When I coached at Buchanan High School, since it’s in the same league as so many of those “copy (Vance) cat” teams (and in some ways, how can anyone blame them?), I tried (for the most part, unsuccessfully) to calmly and thoroughly explain that when you (the ballhandler, or BH) are being trapped, the two opponents who are trapping you are not going to hit, kick, knife, punch or shoot you. All the defense is doing is putting two players on you and frantically waving, shouting and yelling jibberish in hopes you’ll turn it over. No need to panic. As I was to later discover, this would be a great deal easier said than done - until younger kids were cultivated and, as they got older, understood the game better and had fewer and fewer problems with it.
Ranadive had two main points of emphasis: the first was regarding the inbounds pass, where the ball must be put into play by the inbounder within five seconds. If your team’s press attack, run properly, can’t inbound the ball within 5 seconds, you probably need to begin thinking about a second career (or hobby) choice. The second area, advancing the ball past the midcourt line in ten seconds must have been during a summer tournament because in girls’ basketball, there is no 10 second rule, only a rule that a shot must be taken within 30 seconds from the beginning of the possession. Let’s assume that, in fact, the tournament these Redwood City girls were in, there was no time limit, only the “rule” the ball must be advanced beyond midcourt in 10 seconds.

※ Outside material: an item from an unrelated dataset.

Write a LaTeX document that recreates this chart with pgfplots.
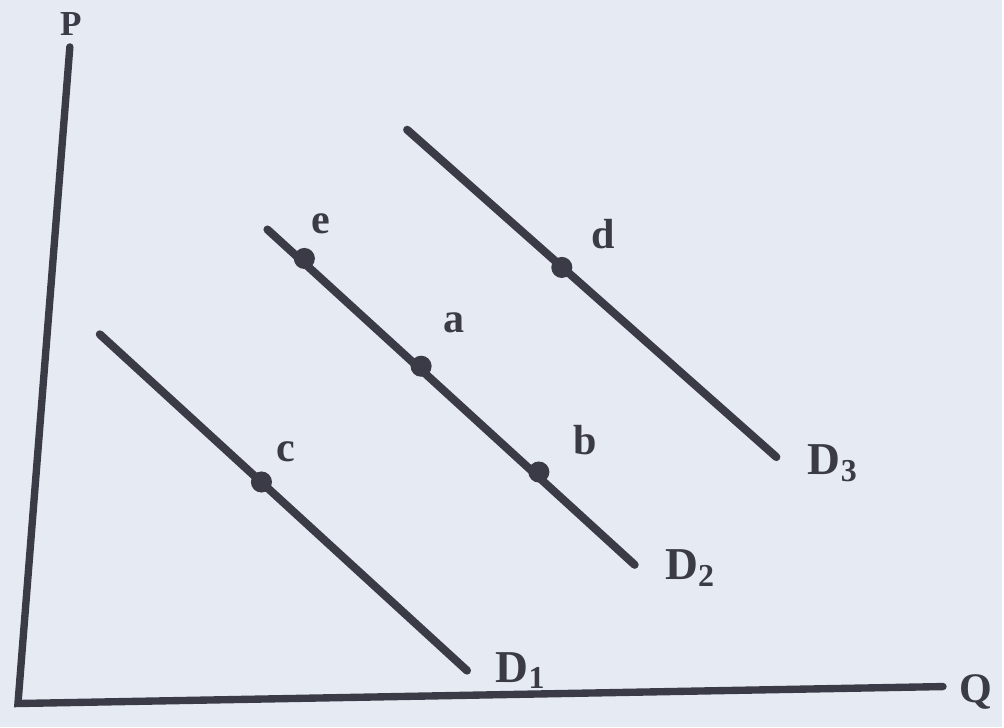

Any coach, even a novice, ought to be able to see that a main coaching point against a full-court press, since their five guys can only cover so much of the 94′ x 50′ playing area, is to properly space the floor. One major flaw in press attacks is the thought that it’s a good idea to “bury” your worst ballhandler, i.e. put him as far away from the action as possible. NO!!! Now you’re playing right into your opponent’s hands. They can now double team the man receiving the ball and still deny all other outlets.
Instead, space the floor by always having a guard behind the ball 10′-12′ away from it (until, of course, the ball crosses midcourt), so when in real trouble, your other guard is behind the BH, serving as a safety outlet. Have one player sprint to the open area in the middle of the floor. Another teammate should be up the floor from where the BH is, close enough so the BH can see him (and pass it to him) while the final member of the five guys on the floor is near the basket at which you’re shooting, which the opponent had better guard since now your BH is physically capable of hitting that guy. Advancing the ball via the pass is usually preferred over the dribble as the pass is a faster way of covering ground.
Proper execution of a press attack should lead to easy baskets, thus defeating the main purpose of the defense, which is to get more easy points off it than you give up. Once good teams see full-court presses, their eyes usually light up because if the passes are sharp, i.e. fundamentally sound, presses will be shredded time and again.
Coaching is leading and the line about leaders is apropos here:
“The leader’s purpose is not to get the team members to do their jobs. It’s to get them to do their best.”